YOUR GOAL »
Copy every line of the data in which the word "this" occurs.

PROVIDED RECORDS »
.....

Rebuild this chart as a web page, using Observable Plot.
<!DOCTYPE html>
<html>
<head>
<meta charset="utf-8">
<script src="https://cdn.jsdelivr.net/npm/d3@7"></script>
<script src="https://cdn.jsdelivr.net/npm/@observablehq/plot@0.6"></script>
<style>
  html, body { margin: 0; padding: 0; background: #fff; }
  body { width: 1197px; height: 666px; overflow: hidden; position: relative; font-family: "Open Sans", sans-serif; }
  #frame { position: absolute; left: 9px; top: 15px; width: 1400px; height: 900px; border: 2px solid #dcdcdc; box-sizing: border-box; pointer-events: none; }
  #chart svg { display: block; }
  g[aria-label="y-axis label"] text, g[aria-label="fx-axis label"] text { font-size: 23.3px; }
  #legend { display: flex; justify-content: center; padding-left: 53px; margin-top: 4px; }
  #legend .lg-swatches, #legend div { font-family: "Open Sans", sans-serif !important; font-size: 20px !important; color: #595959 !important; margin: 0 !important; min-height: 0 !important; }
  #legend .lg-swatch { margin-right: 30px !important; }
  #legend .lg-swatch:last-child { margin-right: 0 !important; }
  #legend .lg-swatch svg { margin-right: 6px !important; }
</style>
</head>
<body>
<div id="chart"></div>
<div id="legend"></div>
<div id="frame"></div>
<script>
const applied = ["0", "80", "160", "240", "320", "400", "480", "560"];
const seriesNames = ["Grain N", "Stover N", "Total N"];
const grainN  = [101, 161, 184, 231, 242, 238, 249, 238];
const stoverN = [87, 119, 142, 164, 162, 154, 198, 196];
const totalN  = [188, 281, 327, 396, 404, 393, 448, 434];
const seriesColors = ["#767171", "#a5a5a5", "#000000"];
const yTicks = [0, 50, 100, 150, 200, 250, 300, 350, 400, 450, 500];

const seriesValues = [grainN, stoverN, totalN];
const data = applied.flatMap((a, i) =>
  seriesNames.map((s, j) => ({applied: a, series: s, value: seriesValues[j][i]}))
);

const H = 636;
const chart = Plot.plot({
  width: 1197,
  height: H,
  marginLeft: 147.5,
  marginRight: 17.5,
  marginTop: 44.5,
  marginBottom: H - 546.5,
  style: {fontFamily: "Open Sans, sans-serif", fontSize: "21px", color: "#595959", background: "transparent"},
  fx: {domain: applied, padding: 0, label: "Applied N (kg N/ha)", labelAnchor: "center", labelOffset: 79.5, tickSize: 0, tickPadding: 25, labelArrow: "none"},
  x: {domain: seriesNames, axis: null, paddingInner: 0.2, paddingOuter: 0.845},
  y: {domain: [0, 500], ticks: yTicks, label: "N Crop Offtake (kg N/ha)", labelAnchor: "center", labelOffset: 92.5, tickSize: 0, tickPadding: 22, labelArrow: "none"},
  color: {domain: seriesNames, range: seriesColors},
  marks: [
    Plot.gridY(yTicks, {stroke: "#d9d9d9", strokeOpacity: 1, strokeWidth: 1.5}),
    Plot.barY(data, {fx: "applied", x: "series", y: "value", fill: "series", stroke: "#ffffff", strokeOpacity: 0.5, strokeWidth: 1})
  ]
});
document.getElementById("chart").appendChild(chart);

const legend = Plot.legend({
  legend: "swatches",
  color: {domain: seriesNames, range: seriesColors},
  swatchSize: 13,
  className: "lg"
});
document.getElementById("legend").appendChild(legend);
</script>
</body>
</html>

.....

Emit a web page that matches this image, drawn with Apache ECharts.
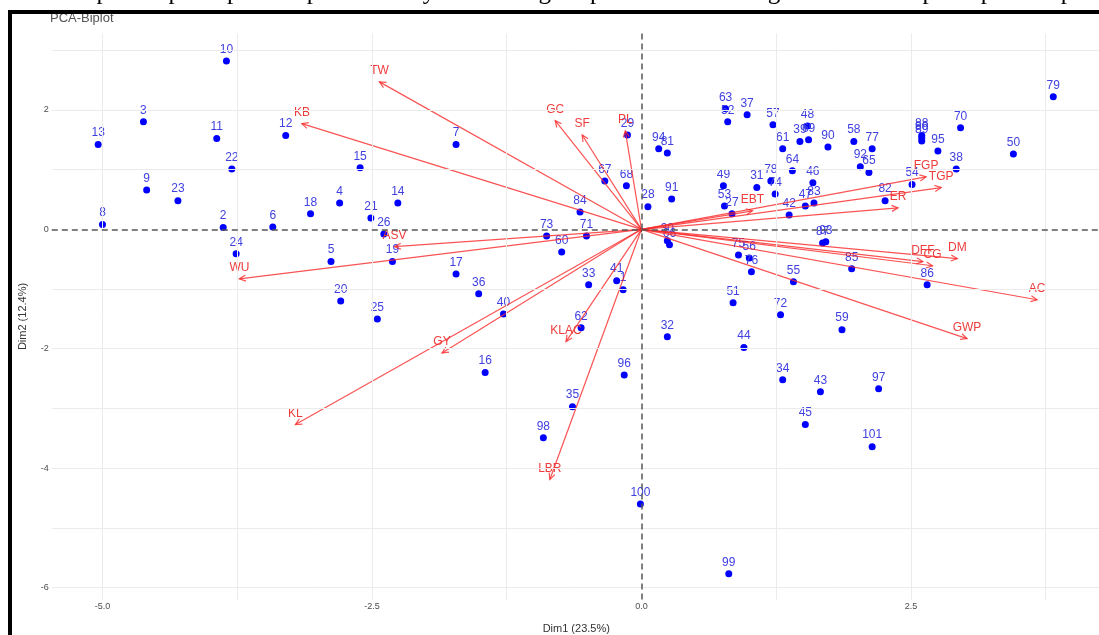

.....

FINISHED ANSWER »
Rebuild this chart as a web page, using Observable Plot.
Emit a web page that matches this image, drawn with Apache ECharts.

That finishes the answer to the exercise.